I've thought about there being just the one traders' thread before and in the scenario which crossed my mind subscribers would have posting rights whereas free users wouldn't - if spam or trolls proved to be a problem. I don't think having two separate threads has served much of a purpose - there aren't the numbers of traders here to support them. But I'm just a poster in the end, it's MoneyAM that decides what they want to do.

Time Traveller - 11 Dec 2007 15:43 - 9167 of 11056

SC, sorry to hear about your troubles. Glad to hear that you're OK.
As for the Traders site, there do seem to be fewer people posting now and maybe it is because there is no "easy" money to be made now that the markets go up and down rather than up. We have had a great run since 2003 and the bull market made it easy for us all. I would imagine that most people want to long a stock for the rise and it is harder to get the mindset into place looking for shorts when they are begging to be taken. I still have that problem but am curing myself slowly. It helps when the shorts make money and proves your decisions correct.
The point about the computerised programme traders is valid. I even saw a prog on TV recently where a new fund management co was redesigning its software to speed up the execution of trades.

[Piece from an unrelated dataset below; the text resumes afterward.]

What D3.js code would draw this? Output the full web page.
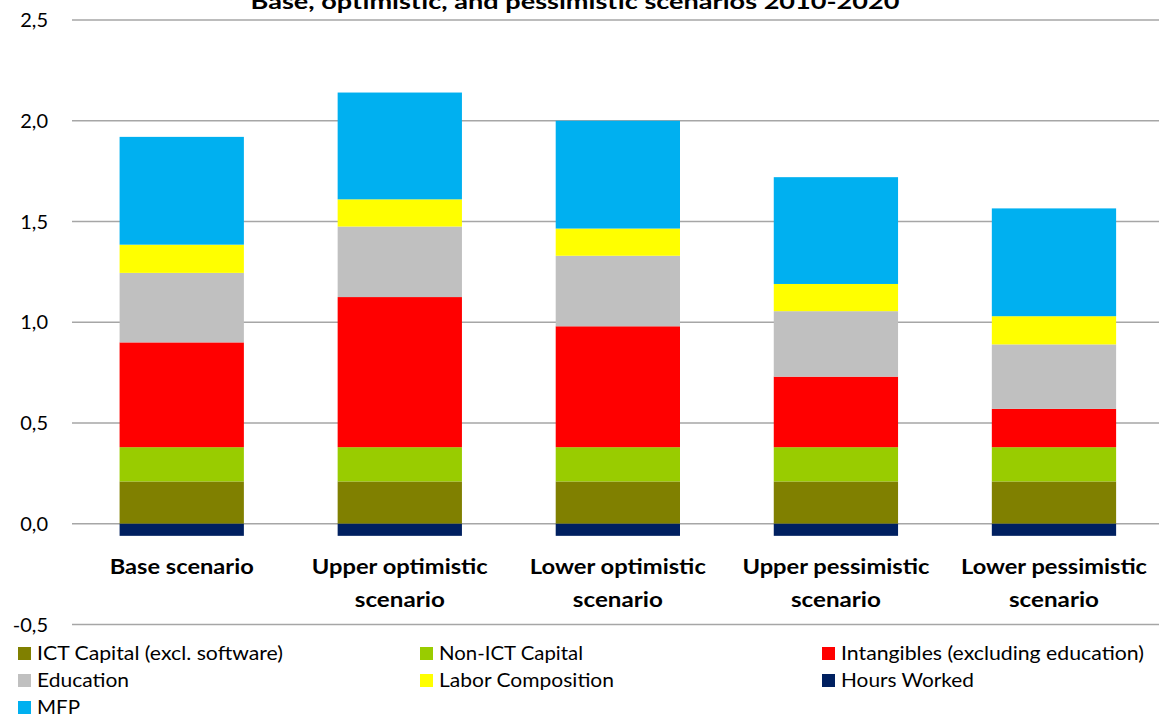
<!DOCTYPE html>
<html><head><meta charset="utf-8">
<script src="https://cdn.jsdelivr.net/npm/d3@7"></script>
<style>body{margin:0;background:#fff}svg{display:block}text{font-family:Lato,"Open Sans",sans-serif}</style>
</head><body>
<svg id="c" width="1159" height="717"></svg>
<script>
const categories = ["Base scenario","Upper optimistic scenario","Lower optimistic scenario","Upper pessimistic scenario","Lower pessimistic scenario"];
const categoryLines = [["Base scenario"],["Upper optimistic","scenario"],["Lower optimistic","scenario"],["Upper pessimistic","scenario"],["Lower pessimistic","scenario"]];
const seriesNames = ["ICT Capital (excl. software)","Non-ICT Capital","Intangibles (excluding education)","Education","Labor Composition","Hours Worked","MFP"];
const ictCapital   = [0.21, 0.21, 0.21, 0.21, 0.21];
const nonIctCapital= [0.17, 0.17, 0.17, 0.17, 0.17];
const intangibles  = [0.52, 0.745, 0.60, 0.35, 0.19];
const education    = [0.345, 0.35, 0.35, 0.325, 0.32];
const laborComp    = [0.14, 0.135, 0.135, 0.135, 0.14];
const hoursWorked  = [-0.06, -0.06, -0.06, -0.06, -0.06];
const mfp          = [0.535, 0.53, 0.535, 0.53, 0.535];
const yTicks = [-0.5, 0, 0.5, 1.0, 1.5, 2.0, 2.5];
const colors = ["#808000","#99cc00","#ff0000","#c0c0c0","#ffff00","#002060","#00b0f0"];
const title = "Base, optimistic, and pessimistic scenarios 2010-2020";

const seriesValues = [ictCapital, nonIctCapital, intangibles, education, laborComp, hoursWorked, mfp];
const rows = categories.map((c,i)=>{const o={cat:c}; seriesNames.forEach((s,j)=>o[s]=seriesValues[j][i]); return o;});

const svg = d3.select("#c");
const x = d3.scaleBand().domain(categories).range([72.7,1163]).paddingInner(0.43).paddingOuter(0.215);
const y = d3.scaleLinear().domain([-0.5,2.5]).range([624.5,20]);

// gridlines
svg.append("g").selectAll("line").data(yTicks).join("line")
  .attr("x1",72).attr("x2",1159).attr("y1",d=>y(d)).attr("y2",d=>y(d))
  .attr("stroke","#a6a6a6").attr("stroke-width",1.5);

// y labels
const fmt = d=>d3.format(".1f")(d).replace(".",",").replace("\u2212","-");
svg.append("g").selectAll("text").data(yTicks).join("text")
  .attr("x",48).attr("y",d=>y(d)).attr("dy","0.35em").attr("text-anchor","end")
  .attr("font-size",20).attr("fill","#000").text(fmt);

// stacks
const stack = d3.stack().keys(seriesNames).offset(d3.stackOffsetDiverging);
const stacked = stack(rows);
svg.append("g").selectAll("g").data(stacked).join("g")
  .attr("fill",(d,i)=>colors[i])
  .selectAll("rect").data(d=>d).join("rect")
  .attr("x",d=>x(d.data.cat)).attr("width",x.bandwidth())
  .attr("y",d=>y(Math.max(d[0],d[1]))).attr("height",d=>Math.abs(y(d[0])-y(d[1])));

// category labels
const lineW = {"Base scenario":144,"Upper optimistic":176,"Lower optimistic":176,"Upper pessimistic":187,"Lower pessimistic":186,"scenario":90};
const cl = svg.append("g").selectAll("text").data(categories).join("text")
  .attr("text-anchor","middle").attr("font-size",20).attr("font-weight","bold").attr("fill","#000")
  .attr("x",d=>x(d)+x.bandwidth()/2).attr("y",574);
cl.each(function(d,i){
  const t=d3.select(this);
  categoryLines[i].forEach((ln,k)=>t.append("tspan").attr("x",x(d)+x.bandwidth()/2).attr("dy",k?33:0)
    .attr("textLength",lineW[ln]).attr("lengthAdjust","spacingAndGlyphs").text(ln));
});

// title
svg.append("text").attr("x",575).attr("y",9).attr("text-anchor","middle")
  .attr("font-size",20).attr("font-weight","bold").attr("textLength",649).attr("lengthAdjust","spacingAndGlyphs").text(title);

// legend
const legPos = [[16,653],[418,653],[820,653],[16,680],[418,680],[820,680],[16,707]];
const legW = [246,144,303,92,175,133,43];
const lg = svg.append("g").selectAll("g").data(seriesNames).join("g")
  .attr("transform",(d,i)=>`translate(${legPos[i][0]},${legPos[i][1]})`);
lg.append("rect").attr("x",2).attr("y",-6).attr("width",13).attr("height",13).attr("fill",(d,i)=>colors[i]);
lg.append("text").attr("x",21).attr("y",0).attr("dy","0.35em").attr("font-size",19).attr("fill","#000")
  .attr("textLength",(d,i)=>legW[i]).attr("lengthAdjust","spacingAndGlyphs").text(d=>d);
</script>
</body></html>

They said the human was too slow and their new system could identify the trades and complete them in milliseconds. Robotic (bot) trading is taking over and is certainly more prolific that when Croc was monitoring them. This has means that I too am trading the indices as they are being manipulated a bit less than individual stocks. Haven't tried FX yet as it looks far too dangerous for me at the moment although I am sure I could get on the job training through this group if I asked nicely.